The wine industry has been in a state of anonymous purgatory for a long time now. Only two companies function on any scale — the majority publicly owned Sotravit (former ONCV) and the privately owned SGCO. Yet both are forced to operate in an industry that draws both shame and apathy.

“We were getting ready to participate in an agricultural trade fair,” recalls Farid. “And then we received a message from the economy minister himself — he didn’t want a wine company to be there.” This example, which also happened to Sotravit on a different occasion, is emblematic of the government’s contradictory attitude toward wine. It acknowledges wine’s presence, but there is no political desire to be seen promoting it.

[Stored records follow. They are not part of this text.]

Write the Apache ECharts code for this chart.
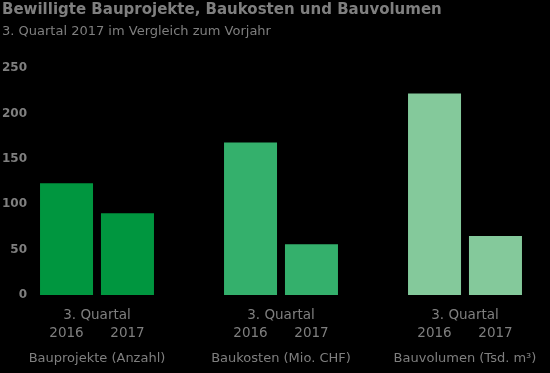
<!DOCTYPE html>
<html><head><meta charset="utf-8">
<script src="https://cdn.jsdelivr.net/npm/echarts@6/dist/echarts.min.js"></script>
<style>html,body{margin:0;padding:0;background:#000;}#c{width:550px;height:373px;}</style>
</head><body><div id="c"></div>
<script>
const categories = ['Bauprojekte (Anzahl)', 'Baukosten (Mio. CHF)', 'Bauvolumen (Tsd. m³)'];
const years = ['2016', '2017'];
const values2016 = [123, 168, 222];
const values2017 = [90, 56, 65];
const colors = ['#00963f', '#34b06c', '#84c99b'];
const yTicks = [0, 50, 100, 150, 200, 250];

const FONT = 'DejaVu Sans';
const GRAY = '#7f7f7f';
const chart = echarts.init(document.getElementById('c'));
chart.setOption({
  backgroundColor: '#000',
  animation: false,
  title: [
    {text: 'Bewilligte Bauprojekte, Baukosten und Bauvolumen', left: -3, top: -2,
     textStyle: {color: GRAY, fontFamily: FONT, fontWeight: 'bold', fontSize: 15}},
    {text: '3. Quartal 2017 im Vergleich zum Vorjahr', left: -3, top: 20,
     textStyle: {color: GRAY, fontFamily: FONT, fontWeight: 'normal', fontSize: 13}}
  ],
  grid: {left: 5, width: 552, top: 68, bottom: 78, containLabel: false, outerBoundsMode: 'none'},
  xAxis: {
    type: 'category', data: categories,
    axisLine: {show: false}, axisTick: {show: false},
    axisLabel: {
      margin: 11, interval: 0,
      formatter: function (v) {
        return '{q|3. Quartal}\n{y|' + years[0] + '}{y|' + years[1] + '}\n{n|' + v + '}';
      },
      rich: {
        q: {color: GRAY, fontFamily: FONT, fontSize: 13.5, lineHeight: 18, align: 'center'},
        y: {color: GRAY, fontFamily: FONT, fontSize: 13.5, lineHeight: 18, width: 61, align: 'center'},
        n: {color: GRAY, fontFamily: FONT, fontSize: 13, lineHeight: 34, align: 'center'}
      }
    }
  },
  yAxis: {
    type: 'value', min: 0, max: 250, interval: 50,
    splitLine: {show: false}, axisLine: {show: false}, axisTick: {show: false},
    axisLabel: {margin: -22, color: GRAY, fontFamily: FONT, fontSize: 12, fontWeight: 'bold',
      formatter: function (v) { return yTicks.indexOf(v) >= 0 ? String(v) : ''; }}
  },
  series: [
    {name: years[0], type: 'bar', barWidth: 53, barGap: '15%',
     data: values2016.map((v, i) => ({value: v, itemStyle: {color: colors[i]}}))},
    {name: years[1], type: 'bar', barWidth: 53, barGap: '15%',
     data: values2017.map((v, i) => ({value: v, itemStyle: {color: colors[i]}}))}
  ]
});
</script></body></html>
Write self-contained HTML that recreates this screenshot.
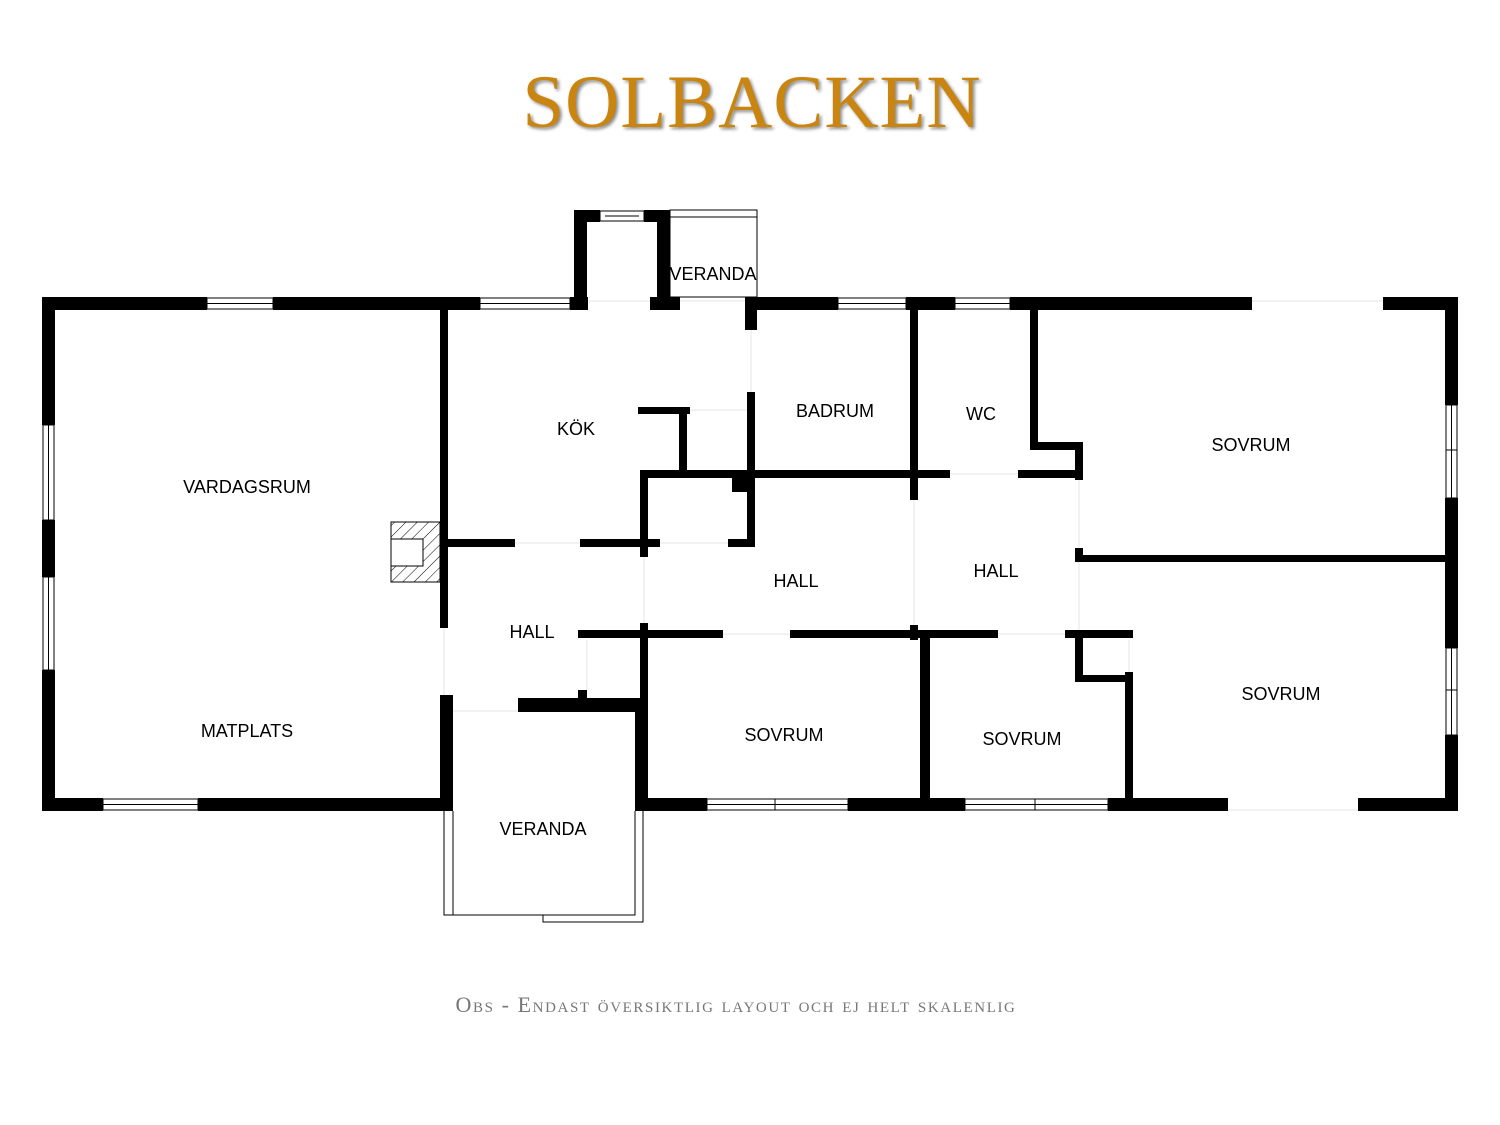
<!DOCTYPE html>
<html><head><meta charset="utf-8"><style>
body{margin:0;background:#fff;width:1500px;height:1125px;overflow:hidden}
svg{display:block}
.t{font-family:"Liberation Sans",sans-serif;font-size:18px;fill:#000;text-anchor:middle}
</style></head><body>
<svg width="1500" height="1125" viewBox="0 0 1500 1125">
<defs><pattern id="h" width="8" height="8" patternUnits="userSpaceOnUse" patternTransform="rotate(45)"><line x1="0" y1="0" x2="0" y2="8" stroke="#000" stroke-width="1"/></pattern></defs>
<text x="752" y="127" text-anchor="middle" font-family="Liberation Serif,serif" font-size="75" fill="#c98510" letter-spacing="1" style="text-shadow:2px 2px 3px #888">SOLBACKEN</text>
<text x="736" y="1012" text-anchor="middle" font-family="Liberation Serif,serif" font-size="22" fill="#777" letter-spacing="1.6" style="font-variant:small-caps">Obs - Endast översiktlig layout och ej helt skalenlig</text>
<g fill="#000">
<rect x="42" y="297" width="165" height="13"/><rect x="273" y="297" width="207" height="13"/>
<rect x="570" y="297" width="18" height="13"/><rect x="650" y="297" width="30" height="13"/>
<rect x="745" y="297" width="93" height="13"/><rect x="906" y="297" width="49" height="13"/>
<rect x="1010" y="297" width="242" height="13"/><rect x="1383" y="297" width="75" height="13"/>
<rect x="42" y="297" width="13" height="128"/><rect x="42" y="520" width="13" height="57"/><rect x="42" y="670" width="13" height="141"/>
<rect x="1445" y="297" width="13" height="108"/><rect x="1445" y="498" width="13" height="150"/><rect x="1445" y="735" width="13" height="76"/>
<rect x="42" y="798" width="61" height="13"/><rect x="198" y="798" width="255" height="13"/>
<rect x="635" y="798" width="72" height="13"/><rect x="848" y="798" width="117" height="13"/>
<rect x="1108" y="798" width="120" height="13"/><rect x="1358" y="798" width="100" height="13"/>
<rect x="574" y="210" width="13" height="100"/><rect x="574" y="210" width="26" height="12"/>
<rect x="644" y="210" width="26" height="12"/><rect x="657" y="210" width="13" height="95"/>
<rect x="440" y="310" width="8" height="318"/><rect x="440" y="695" width="13" height="110"/>
<rect x="447" y="539" width="68" height="8"/><rect x="580" y="539" width="80" height="8"/><rect x="728" y="539" width="27" height="8"/>
<rect x="640" y="472" width="8" height="85"/><rect x="640" y="623" width="8" height="180"/>
<rect x="578" y="630" width="145" height="8"/><rect x="790" y="630" width="208" height="8"/><rect x="1065" y="630" width="68" height="8"/>
<rect x="578" y="690" width="9" height="10"/>
<rect x="518" y="698" width="130" height="14"/><rect x="635" y="698" width="13" height="107"/>
<rect x="638" y="407" width="52" height="7"/><rect x="679" y="407" width="8" height="65"/>
<rect x="745" y="297" width="12" height="33"/><rect x="747" y="392" width="8" height="153"/>
<rect x="640" y="470" width="310" height="8"/><rect x="732" y="478" width="18" height="14"/>
<rect x="910" y="310" width="8" height="190"/><rect x="910" y="625" width="8" height="15"/>
<rect x="1018" y="470" width="65" height="8"/>
<rect x="1030" y="310" width="8" height="140"/><rect x="1030" y="442" width="53" height="8"/><rect x="1075" y="442" width="8" height="38"/>
<rect x="1075" y="548" width="8" height="14"/><rect x="1083" y="555" width="362" height="7"/>
<rect x="1075" y="630" width="8" height="52"/><rect x="1075" y="675" width="58" height="7"/><rect x="1125" y="672" width="8" height="130"/>
<rect x="920" y="638" width="10" height="162"/>
</g>
<g fill="none" stroke="#000" stroke-width="1">
<rect x="207" y="298" width="66" height="11"/><line x1="207" y1="303.5" x2="273" y2="303.5"/>
<rect x="480" y="298" width="90" height="11"/><line x1="480" y1="303.5" x2="570" y2="303.5"/>
<rect x="838" y="298" width="68" height="11"/><line x1="838" y1="303.5" x2="906" y2="303.5"/>
<rect x="955" y="298" width="55" height="11"/><line x1="955" y1="303.5" x2="1010" y2="303.5"/>
<rect x="600" y="211" width="44" height="10"/><line x1="605" y1="216" x2="639" y2="216"/>
<rect x="43" y="425" width="11" height="95"/><line x1="48.5" y1="425" x2="48.5" y2="520"/>
<rect x="43" y="577" width="11" height="93"/><line x1="48.5" y1="577" x2="48.5" y2="670"/>
<rect x="1446" y="405" width="11" height="93"/><line x1="1451.5" y1="405" x2="1451.5" y2="498"/><line x1="1446" y1="450" x2="1457" y2="450"/>
<rect x="1446" y="648" width="11" height="87"/><line x1="1451.5" y1="648" x2="1451.5" y2="735"/><line x1="1446" y1="690" x2="1457" y2="690"/>
<rect x="103" y="799" width="95" height="11"/><line x1="103" y1="804.5" x2="198" y2="804.5"/>
<rect x="707" y="799" width="141" height="11"/><line x1="707" y1="804.5" x2="848" y2="804.5"/><line x1="775" y1="799" x2="775" y2="810"/>
<rect x="965" y="799" width="143" height="11"/><line x1="965" y1="804.5" x2="1108" y2="804.5"/><line x1="1035" y1="799" x2="1035" y2="810"/>
<rect x="670" y="210" width="87" height="87"/><line x1="670" y1="217" x2="757" y2="217"/>
<path d="M444 811V915H635V811M453 811V915M643 811V922H543V915"/>
<rect x="391" y="522" width="49" height="60" fill="url(#h)"/>
<rect x="391" y="539" width="32" height="27" fill="#fff"/>
</g>
<g stroke="#e6e6e6" stroke-width="1" fill="none">
<path d="M588 301H650M680 301H745M1252 301H1383M1228 810H1358M751 330V392M690 410H747M515 543H580M660 543H728M644 557V623M914 500V625M950 474H1018M1079 480V548M1079 562V630M723 634H790M998 634H1065M1129 640V672M444 628V695M453 711H518M587 640V690"/>
</g>
<text class="t" x="713" y="280">VERANDA</text>
<text class="t" x="576" y="435">KÖK</text>
<text class="t" x="835" y="417">BADRUM</text>
<text class="t" x="981" y="420">WC</text>
<text class="t" x="1251" y="451">SOVRUM</text>
<text class="t" x="247" y="493">VARDAGSRUM</text>
<text class="t" x="796" y="587">HALL</text>
<text class="t" x="996" y="577">HALL</text>
<text class="t" x="532" y="638">HALL</text>
<text class="t" x="1281" y="700">SOVRUM</text>
<text class="t" x="247" y="737">MATPLATS</text>
<text class="t" x="784" y="741">SOVRUM</text>
<text class="t" x="1022" y="745">SOVRUM</text>
<text class="t" x="543" y="835">VERANDA</text>
</svg>
</body></html>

The Algerian government has stepped in to help the ailing industry before. In 2000, a government program promoting agricultural development offered incentives to farmers to plant vines. Vineyard acreage that had been ripped up during the civil war recovered by almost 50% by 2007 (but never to pre-terrorism levels). But this time Farid tells me it’s different.

“No one wants to work in this sector anymore, and the government won’t help pay for your education. My class of 1986 was the last to receive state sponsorship for their enology studies abroad.” In the three wineries I visited, all the employees were middle-aged men. While I know that SGCO has young professionals in their offices, Farid’s point is that he doesn’t see where the next generation of winemakers will come from.

If there may not be many winemakers, there are certainly wine drinkers. Domestic consumption in Algeria stands at more than 10 million gallons a year — demand met by local production and supplemented by imports (the 2003 law was repealed). Yet, Algeria barely looks for wine drinkers abroad. Over the past 10 years, exports have been consistently less than 75,000 gallons per year, and structural issues such as currency controls, poor trade routes and a lack of government patronage mean exports are only falling.

Major players like Spain (with a similar climate and terroir to Algeria) exported over $3 billion of wine in 2020. And in the time since Boumediene uprooted vines, New Zealand grew its wine export industry from nothing to $1.35 billion in 2020. Even Morocco, a country with less vineyard acreage than Algeria, made $12 million in 2019 from selling its wine abroad. Wine’s economic power cannot be ignored.

Algeria’s decision-makers know they’re under considerable pressure. There is a crucial need to inject investment and dynamism into a torpid, creaking economy based on hydrocarbons. A growing population inevitably increases the amount needed to service everyone, and foreign currency reserves have plummeted by 75% in the past eight years.

In its September 2021 Algerian Government Action Plan, attention was paid to cereal crops for self-sufficiency, but none was paid to wine. The economic case for reviving the wine industry’s exports is enough for there to be political appetite for it, but the Algerian state needs the resolve to navigate a deeply complex historical and societal relationship to wine. For a country that once exported over half a billion gallons a year, maybe it’s time to revive an industry that could provide wealth for an Algerian in Algeria.